SHORT EXERCISE
From the first line of the data below through the line bearing "from matplotlib.ticker import", reproduce each line exactly; do not include pictures.

# START OF TASK MATERIAL

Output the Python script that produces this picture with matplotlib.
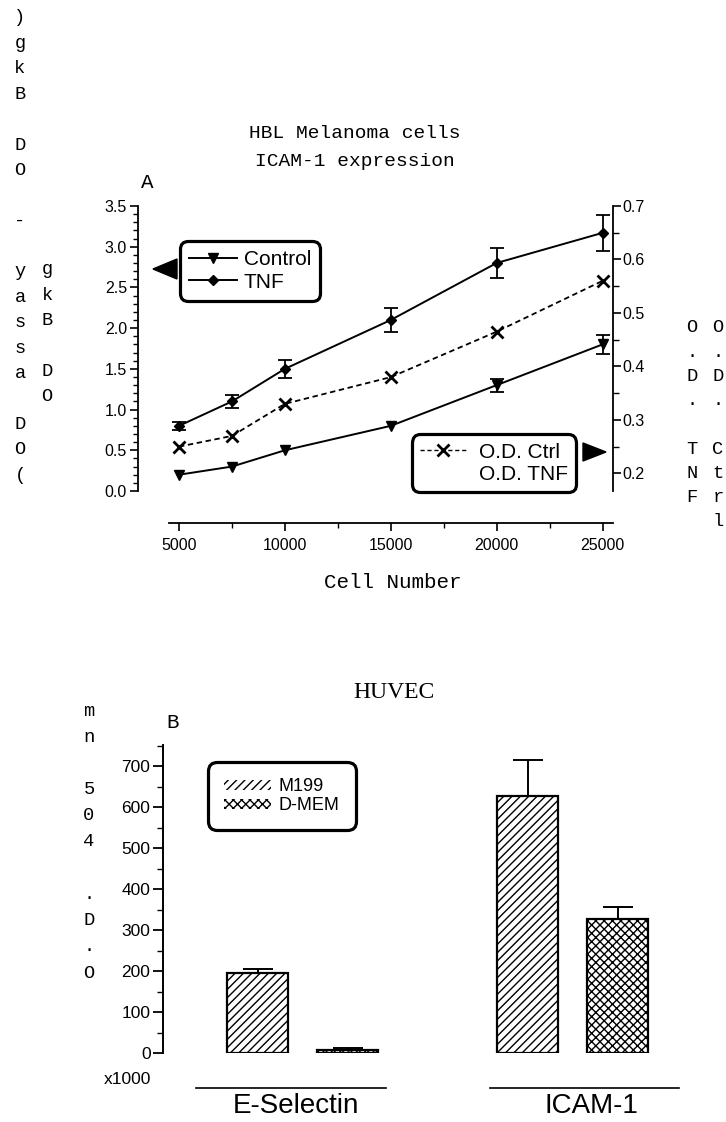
import matplotlib
matplotlib.use("Agg")
import matplotlib.pyplot as plt
import numpy as np
from matplotlib.lines import Line2D
from matplotlib.patches import Polygon, Rectangle
from matplotlib.ticker import MultipleLocator, FormatStrFormatter

# ---- data: panel A (HBL melanoma cells, ICAM-1 expression) ----
cell_number = [5000, 7500, 10000, 15000, 20000, 25000]
control = [0.20, 0.30, 0.50, 0.80, 1.30, 1.80]
control_err = [0.0, 0.0, 0.0, 0.0, 0.08, 0.12]
tnf = [0.80, 1.10, 1.50, 2.10, 2.80, 3.17]
tnf_err = [0.05, 0.08, 0.11, 0.15, 0.19, 0.22]
od_ctrl = [0.25, 0.27, 0.33, 0.38, 0.465, 0.56]

# ---- data: panel B (HUVEC) ----
categories = ["E-Selectin", "ICAM-1"]
m199 = [196, 627]
m199_err = [10, 87]
dmem = [8, 328]
dmem_err = [5, 28]

W, H = 726, 1122
SANS = "Liberation Sans"
MONO = "Liberation Mono"
SERIF = "Liberation Serif"

plt.rcParams["font.family"] = SANS
plt.rcParams["hatch.linewidth"] = 1.0


def fx(x):
    return x / W


def fy(y):
    return 1 - y / H


def stacked(fig, text, x, y0, step, size=13.5):
    # one character per line, the way the scanned axis titles look
    for i, ch in enumerate(text):
        if ch != " ":
            fig.text(fx(x), fy(y0 + i * step), ch, family=MONO, fontsize=size,
                     ha="center", va="center")


def boxed(leg, rounding=0.4):
    frame = leg.get_frame()
    frame.set_edgecolor("black")
    frame.set_linewidth(2.3)
    frame.set_boxstyle("round", pad=0, rounding_size=rounding)


fig = plt.figure(figsize=(W / 100, H / 100), dpi=100)

# ================= panel A =================
left, right, top, bottom = 138, 613, 206, 491
ax1 = fig.add_axes([fx(left), fy(bottom), (right - left) / W, (bottom - top) / H])

# x scale: 5000 -> px 179, 25000 -> px 602.5
px5k, px25k = 179, 602.5
per_px = (25000 - 5000) / (px25k - px5k)
ax1.set_xlim(5000 - (px5k - left) * per_px, 25000 + (right - px25k) * per_px)
ax1.set_ylim(0, 3.5)

ax1.plot(cell_number, control, color="black", lw=1.4, marker="v", ms=7.5, zorder=3)
ax1.plot(cell_number, tnf, color="black", lw=1.4, marker="D", ms=4.8, zorder=3)
ce = np.array(control_err)
cx = np.array(cell_number)
ax1.errorbar(cx[ce > 0], np.array(control)[ce > 0], yerr=ce[ce > 0], fmt="none",
             ecolor="black", elinewidth=1.3, capsize=5, capthick=1.3)
ax1.errorbar(cell_number, tnf, yerr=tnf_err, fmt="none", ecolor="black",
             elinewidth=1.3, capsize=5, capthick=1.3)

for s in ["top", "right"]:
    ax1.spines[s].set_visible(False)
ax1.spines["left"].set_linewidth(1.3)
ax1.spines["bottom"].set_linewidth(1.3)
ax1.spines["bottom"].set_position(("outward", 23))
ax1.spines["bottom"].set_bounds(5000 - 10 * per_px, ax1.get_xlim()[1])
ax1.xaxis.set_major_locator(MultipleLocator(5000))
ax1.xaxis.set_minor_locator(MultipleLocator(2500))
ax1.yaxis.set_major_locator(MultipleLocator(0.5))
ax1.yaxis.set_minor_locator(MultipleLocator(0.1))
ax1.yaxis.set_major_formatter(FormatStrFormatter("%.1f"))
ax1.tick_params(axis="both", which="major", direction="out", length=6, width=1.2,
                labelsize=11.5, pad=2)
ax1.tick_params(axis="both", which="minor", direction="out", length=3.5, width=1.0)
ax1.tick_params(axis="x", which="major", length=6, pad=5)
ax1.set_xticks([5000, 10000, 15000, 20000, 25000])

ax1r = ax1.twinx()
ax1r.set_ylim(0.2 - (bottom - 473.3) / 537, 0.7)
ax1r.plot(cell_number, od_ctrl, color="black", lw=1.3, ls=(0, (3, 2)),
          marker="x", ms=8, mew=2, zorder=3)
for s in ["top", "left", "bottom"]:
    ax1r.spines[s].set_visible(False)
ax1r.spines["right"].set_linewidth(1.3)
ax1r.yaxis.set_major_locator(MultipleLocator(0.1))
ax1r.yaxis.set_minor_locator(MultipleLocator(0.05))
ax1r.yaxis.set_major_formatter(FormatStrFormatter("%.1f"))
ax1r.tick_params(axis="y", which="major", direction="out", length=6, width=1.2,
                 labelsize=11.5, pad=1)
ax1r.tick_params(axis="y", which="minor", direction="out", length=4, width=1.0)

leg1 = fig.legend(
    [Line2D([], [], color="black", lw=1.4, marker="v", ms=7.5),
     Line2D([], [], color="black", lw=1.4, marker="D", ms=4.8)],
    ["Control", "TNF"], loc="upper left", bbox_to_anchor=(fx(180), fy(241)),
    fontsize=15, handlelength=2.3, handletextpad=0.3, labelspacing=0.15,
    borderpad=0.45, borderaxespad=0, fancybox=True, framealpha=1)
boxed(leg1)

leg2 = fig.legend(
    [Line2D([], [], color="black", lw=1.0, ls=(0, (3, 2)), marker="x", ms=8, mew=2),
     Line2D([], [], ls="none")],
    ["O.D. Ctrl", "O.D. TNF"], loc="lower right", bbox_to_anchor=(fx(576), fy(492)),
    fontsize=15, handlelength=2.2, handletextpad=0.6, labelspacing=0.15,
    borderpad=0.4, borderaxespad=0, fancybox=True, framealpha=1)
boxed(leg2)

# pointer triangles next to the legends
fig.add_artist(Polygon([(fx(153), fy(269)), (fx(177), fy(259)), (fx(177), fy(279))],
                       closed=True, color="black", transform=fig.transFigure))
fig.add_artist(Polygon([(fx(606), fy(452)), (fx(583), fy(443)), (fx(583), fy(461))],
                       closed=True, color="black", transform=fig.transFigure))

fig.text(fx(355), fy(134), "HBL Melanoma cells", family=MONO, fontsize=14,
         ha="center", va="center")
fig.text(fx(355), fy(161), "ICAM-1 expression", family=MONO, fontsize=14,
         ha="center", va="center")
fig.text(fx(147), fy(182), "A", family=MONO, fontsize=15, ha="center", va="center")
fig.text(fx(393), fy(583), "Cell Number", family=MONO, fontsize=15,
         ha="center", va="center")

stacked(fig, "(OD assay - OD Bkg)"[::-1], 20, 18, 25.4)
stacked(fig, "OD Bkg"[::-1], 47, 270, 25.4)
stacked(fig, "O.D. TNF", 692, 328, 24.2)
stacked(fig, "O.D. Ctrl", 718, 328, 24.2)

# ================= panel B =================
b_left, b_right, b_top, b_bottom = 163, 690, 745, 1053
ax2 = fig.add_axes([fx(b_left), fy(b_bottom), (b_right - b_left) / W,
                    (b_bottom - b_top) / H])
per100 = (b_bottom - 766) / 7
ax2.set_ylim(0, 700 + (766 - b_top) * 100 / per100)

unit = 90.0  # px per x data unit
g_center0 = 302.7
ax2.set_xlim((b_left - g_center0) / unit, (b_right - g_center0) / unit)
groups = np.array([0, 3])
bw = 0.68

ax2.bar(groups - 0.5, m199, bw, color="white", edgecolor="black", lw=1.6,
        hatch="////", zorder=2)
ax2.bar(groups + 0.5, dmem, bw, color="white", edgecolor="black", lw=1.6,
        hatch="xxxx", zorder=2)
ax2.errorbar(groups - 0.5, m199, yerr=[np.zeros(2), m199_err], fmt="none",
             ecolor="black", elinewidth=1.4, capsize=11, capthick=1.4, zorder=1)
ax2.errorbar(groups + 0.5, dmem, yerr=[np.zeros(2), dmem_err], fmt="none",
             ecolor="black", elinewidth=1.4, capsize=11, capthick=1.4, zorder=1)

for s in ["top", "right", "bottom"]:
    ax2.spines[s].set_visible(False)
ax2.spines["left"].set_linewidth(1.4)
ax2.yaxis.set_minor_locator(MultipleLocator(50))
ax2.set_yticks(range(0, 701, 100))
ax2.tick_params(axis="y", which="major", direction="out", length=7, width=1.3,
                labelsize=12.5, pad=2)
ax2.tick_params(axis="y", which="minor", direction="out", length=4.5, width=1.0)
ax2.set_xticks([])

# category labels sit on short rules below the bars
rule_shift = [-0.13, 0.13]
label_shift = [-0.07, 0.21]
xt = ax2.get_xaxis_transform()
line_y = -(1088 - b_bottom) / (b_bottom - b_top)
text_y = -(1106 - b_bottom) / (b_bottom - b_top)
for g, cat, rs, ls in zip(groups, categories, rule_shift, label_shift):
    ax2.plot([g + rs - 1.05, g + rs + 1.05], [line_y, line_y], color="black",
             lw=1.2, transform=xt, clip_on=False)
    ax2.text(g + ls, text_y, cat, transform=xt, fontsize=20, ha="center", va="center")

leg3 = fig.legend(
    [Rectangle((0, 0), 1, 1, facecolor="white", edgecolor="black", lw=0, hatch="////"),
     Rectangle((0, 0), 1, 1, facecolor="white", edgecolor="black", lw=0, hatch="xxxx")],
    ["M199", "D-MEM"], loc="upper left", bbox_to_anchor=(fx(208), fy(762)),
    fontsize=13, handlelength=2.6, handleheight=0.5, handletextpad=0.4,
    labelspacing=0.1, borderpad=0.9, borderaxespad=0, fancybox=True, framealpha=1)
boxed(leg3, 0.5)

fig.text(fx(394), fy(693), "HUVEC", family=SERIF, fontsize=17, ha="center", va="center")
fig.text(fx(173), fy(722), "B", family=MONO, fontsize=15, ha="center", va="center")
fig.text(fx(127), fy(1080), "x1000", family=SANS, fontsize=12.5, ha="center", va="center")
stacked(fig, "O.D. 405 nm"[::-1], 89, 711, 26.2)

fig.savefig("out.png", dpi=100)
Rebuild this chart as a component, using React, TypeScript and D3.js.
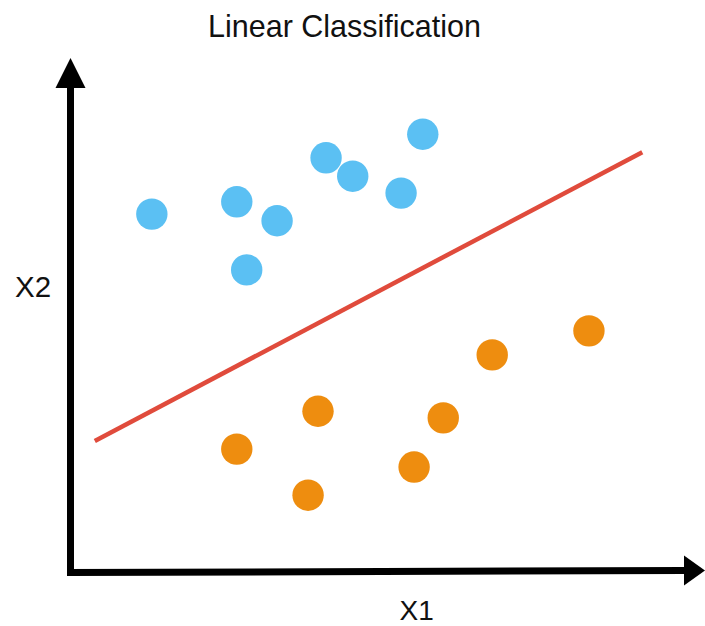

# END OF TASK MATERIAL

OUTPUT FOR THIS EXERCISE
Output the Python script that produces this picture with matplotlib.
import matplotlib
matplotlib.use("Agg")
import matplotlib.pyplot as plt
import numpy as np
from matplotlib.lines import Line2D
from matplotlib.patches import Polygon, Rectangle
from matplotlib.ticker import MultipleLocator, FormatStrFormatter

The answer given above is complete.